You’re who I want. You’re always beautiful. This really matters.”
There is a profound moment in that passage, one that overwhelms and overcomes the erotic and transforms it into something beautiful and profound.
But there is so much that is written and articulated beautifully in this novel, this little slice of rom-com that took me by surprise and blew me out of the water. There are so many gorgeous phrases and ways of expressing the simplest emotions, and Thorne is truly gifted when it comes to manipulating and making art out of language.
“Books were, and always would be, something a little magic and something to respect.”
“It’s like sunshine. I’d forgotten that other people are warm.”
“He taught me things in the space of two minutes that the span of my lifetime did not.”
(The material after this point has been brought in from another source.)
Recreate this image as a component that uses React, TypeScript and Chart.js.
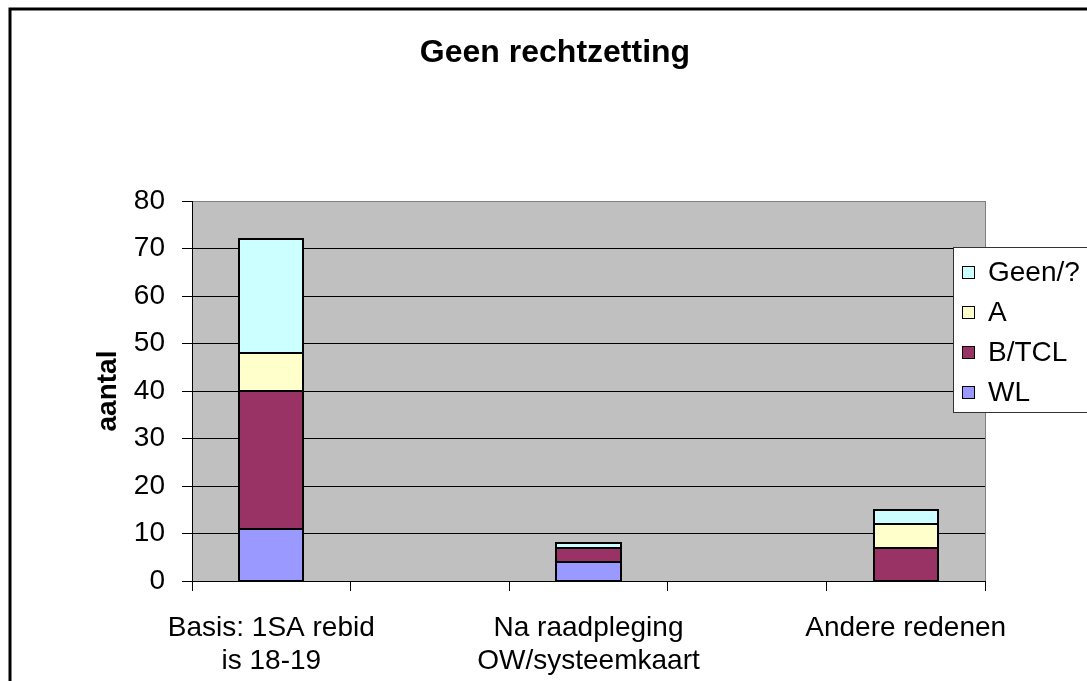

“All I want to do is kiss you until I fall asleep…I want to make a fool of myself for you.”
“‘Lucy,’ is all he can seem to say. ‘Lucy. How am I going to walk away from tonight? Seriously. How?’”
There were so many moments about this novel that could’ve been cliché, such as when Josh becomes jealous of Danny’s attentions toward Lucy, or when Lucy becomes hopelessly obsessed with Josh. But none of them were, none of them tipped into dangerous, unbelievable or unrealistic territory. It all comes down to how expertly Thorne told the story and how likeable and complex she made her characters.
Is it possible to be in love with a book? I’ve known since I was a child that the answer is Yes. But it’s a polygamous sort of relationship for me, and I am happy to make The Hating Game one of my multiple book husbands.
I can’t get enough of it! Lucy talks so much about how addicted she is to Josh, and that is how I feel about Josh AND her AND this entire story. I think I’m going to carry it around with me for the next few days so I can reread several of my favourite sections. I know I have to give it to my mom to read at some point soon, because I know she’s going to absolutely love it, but it actually makes me sad to think of handing it over to her right now and not having it in my room with me every night.
You’ve caught me…I’m a book freak, and this particular one, well, I’ve fallen in love with it!
“If only I could hold onto this moment. I already feel the sadness that will hollow me out when it ends.”